The cabinet has cleared the base price for the country’s largest spectrum auction to date, at the approved reserve price last week.
More than 2,300 MHz of airwaves will be on the block for telecom operators in seven bands — 700 MHz, 800 MHz, 900 MHz, 1,800 MHz, 2,100 MHz, 2,300 MHz and 2,500 MHz. Based on their pan-India reserve price, the mop-up can be as much as $83 billion against $17 billion the last time.
The previous round had seen 470.75 MHz on the block.
The telecom watchdog had recommended a pan-India reserve price of Rs 2,873 crore for 1,800 MHz, Rs 3,341 crore for 900 MHz, Rs 5,819 crore for 800 MHz, Rs 3,746 crore for 2,100 MHz, Rs 11,485 crore for 700 MHz, and Rs 817 crore each for 2,300 MHz and 2,500 MHz bands.

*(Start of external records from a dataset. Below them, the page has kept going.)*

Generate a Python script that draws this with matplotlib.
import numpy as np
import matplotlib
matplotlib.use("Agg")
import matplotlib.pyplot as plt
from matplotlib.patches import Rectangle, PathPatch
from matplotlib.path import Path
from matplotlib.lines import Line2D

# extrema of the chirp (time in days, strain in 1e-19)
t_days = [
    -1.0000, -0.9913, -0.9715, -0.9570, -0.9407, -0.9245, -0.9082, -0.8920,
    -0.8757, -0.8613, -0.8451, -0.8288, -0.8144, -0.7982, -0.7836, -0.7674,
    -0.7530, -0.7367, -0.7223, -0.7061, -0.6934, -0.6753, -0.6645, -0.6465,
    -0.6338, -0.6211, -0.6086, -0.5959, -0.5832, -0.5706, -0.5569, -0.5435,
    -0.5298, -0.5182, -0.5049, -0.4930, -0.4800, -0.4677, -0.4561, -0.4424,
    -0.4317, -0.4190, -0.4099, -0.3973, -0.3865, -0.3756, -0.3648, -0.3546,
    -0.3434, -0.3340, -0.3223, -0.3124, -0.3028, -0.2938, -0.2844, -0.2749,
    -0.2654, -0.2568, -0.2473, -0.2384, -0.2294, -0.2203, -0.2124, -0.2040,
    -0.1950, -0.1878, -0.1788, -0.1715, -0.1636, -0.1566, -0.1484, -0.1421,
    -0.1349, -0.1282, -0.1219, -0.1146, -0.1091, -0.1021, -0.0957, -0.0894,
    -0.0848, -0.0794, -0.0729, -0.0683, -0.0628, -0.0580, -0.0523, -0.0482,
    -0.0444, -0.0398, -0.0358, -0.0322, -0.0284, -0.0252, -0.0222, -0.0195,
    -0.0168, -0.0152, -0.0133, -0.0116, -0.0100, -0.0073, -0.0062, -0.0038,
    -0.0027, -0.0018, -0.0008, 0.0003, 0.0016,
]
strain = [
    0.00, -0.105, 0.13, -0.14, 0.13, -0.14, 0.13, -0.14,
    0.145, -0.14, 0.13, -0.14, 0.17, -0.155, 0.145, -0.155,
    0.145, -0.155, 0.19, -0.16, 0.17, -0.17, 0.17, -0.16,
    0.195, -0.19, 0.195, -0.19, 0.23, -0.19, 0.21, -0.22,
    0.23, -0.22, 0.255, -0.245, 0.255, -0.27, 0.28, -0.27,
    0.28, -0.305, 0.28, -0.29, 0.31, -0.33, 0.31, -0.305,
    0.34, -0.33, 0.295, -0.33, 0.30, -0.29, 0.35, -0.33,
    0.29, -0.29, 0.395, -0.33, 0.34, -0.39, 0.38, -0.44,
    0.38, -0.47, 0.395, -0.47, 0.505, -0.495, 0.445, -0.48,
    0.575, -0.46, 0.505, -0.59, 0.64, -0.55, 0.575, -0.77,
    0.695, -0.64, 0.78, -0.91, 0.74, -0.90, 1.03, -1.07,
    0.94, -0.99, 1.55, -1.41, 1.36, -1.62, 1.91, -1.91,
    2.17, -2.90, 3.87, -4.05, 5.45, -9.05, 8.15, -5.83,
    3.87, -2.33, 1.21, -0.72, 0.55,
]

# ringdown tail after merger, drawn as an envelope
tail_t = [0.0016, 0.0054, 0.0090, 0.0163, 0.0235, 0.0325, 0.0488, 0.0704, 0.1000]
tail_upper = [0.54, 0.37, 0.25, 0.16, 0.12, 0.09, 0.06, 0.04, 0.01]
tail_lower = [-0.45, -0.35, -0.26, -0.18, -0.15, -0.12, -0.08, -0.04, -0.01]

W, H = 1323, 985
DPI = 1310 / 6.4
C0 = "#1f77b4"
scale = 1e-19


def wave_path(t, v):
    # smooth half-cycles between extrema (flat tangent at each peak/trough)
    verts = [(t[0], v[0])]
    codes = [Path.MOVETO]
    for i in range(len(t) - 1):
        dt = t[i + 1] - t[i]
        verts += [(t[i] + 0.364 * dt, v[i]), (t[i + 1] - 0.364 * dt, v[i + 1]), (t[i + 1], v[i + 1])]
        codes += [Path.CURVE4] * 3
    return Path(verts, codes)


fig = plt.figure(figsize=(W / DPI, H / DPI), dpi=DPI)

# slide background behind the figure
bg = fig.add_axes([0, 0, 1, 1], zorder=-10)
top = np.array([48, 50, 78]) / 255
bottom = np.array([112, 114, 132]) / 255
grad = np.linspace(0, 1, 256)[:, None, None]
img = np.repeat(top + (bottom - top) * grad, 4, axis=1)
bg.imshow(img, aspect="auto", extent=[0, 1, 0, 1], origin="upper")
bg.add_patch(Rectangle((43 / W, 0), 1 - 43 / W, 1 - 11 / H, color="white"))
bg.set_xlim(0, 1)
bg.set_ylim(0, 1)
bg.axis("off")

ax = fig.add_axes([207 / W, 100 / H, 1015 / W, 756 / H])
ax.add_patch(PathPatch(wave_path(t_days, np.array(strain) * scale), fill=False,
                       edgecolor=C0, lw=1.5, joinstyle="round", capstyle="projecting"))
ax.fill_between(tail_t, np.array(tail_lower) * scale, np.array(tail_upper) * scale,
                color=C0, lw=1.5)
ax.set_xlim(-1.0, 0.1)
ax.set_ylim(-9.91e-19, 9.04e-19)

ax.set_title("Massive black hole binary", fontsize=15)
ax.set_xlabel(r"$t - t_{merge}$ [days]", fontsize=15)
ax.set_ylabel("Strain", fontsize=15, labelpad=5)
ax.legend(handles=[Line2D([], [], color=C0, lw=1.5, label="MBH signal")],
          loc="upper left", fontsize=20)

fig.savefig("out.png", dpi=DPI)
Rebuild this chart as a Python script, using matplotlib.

The government has approved the proposal for spectrum auctions; however, a final decision on the spectrum usage charge (SUC) has not been taken.
“The government will be asking the Telecom Regulatory Authority of India (TRAI) to provide a recommendation on the spectrum usage charge and the overall process could take couple of months in our view and may delay the timing of the auctions to October,” the report stated.
The report stated that 700 MHz will be a decisive band.
“Around 70 per cent of the planned receipts from auctions are driven by take up in the 700 MHz spectrum band. Except for 4G entrants, none of the existing incumbents have the balance sheet to bid for pan-India 700 MHz spectrum at current prices, in our view.
“If 4G entrants end up buying pan-India 700 MHz in the upcoming auctions, we believe it will ultimately rule out the possibility of any downward revision to 700Mz pricing and limit options for incumbent telcos to have access to any sub 1Ghz data spectrum in the near to medium term,” it said.
It said 700 MHz spectrum in high subscriber density and large coverage markets like Bihar, Uttar Pradesh, Rajasthan and West Bengal is cheaper than 900 MHz and incumbent telecom companies have the option to add 700 MHz spectrum selectively.
“In other words, adding 700 MHz at current prices may not help 4G entrants to limit competition in the data market. Further ecosystem for 700 MHz band from an Indian context could be at least 3-4 years away. To sum up we see limited and selective demand for spectrum in 700 MHz band,” the report added.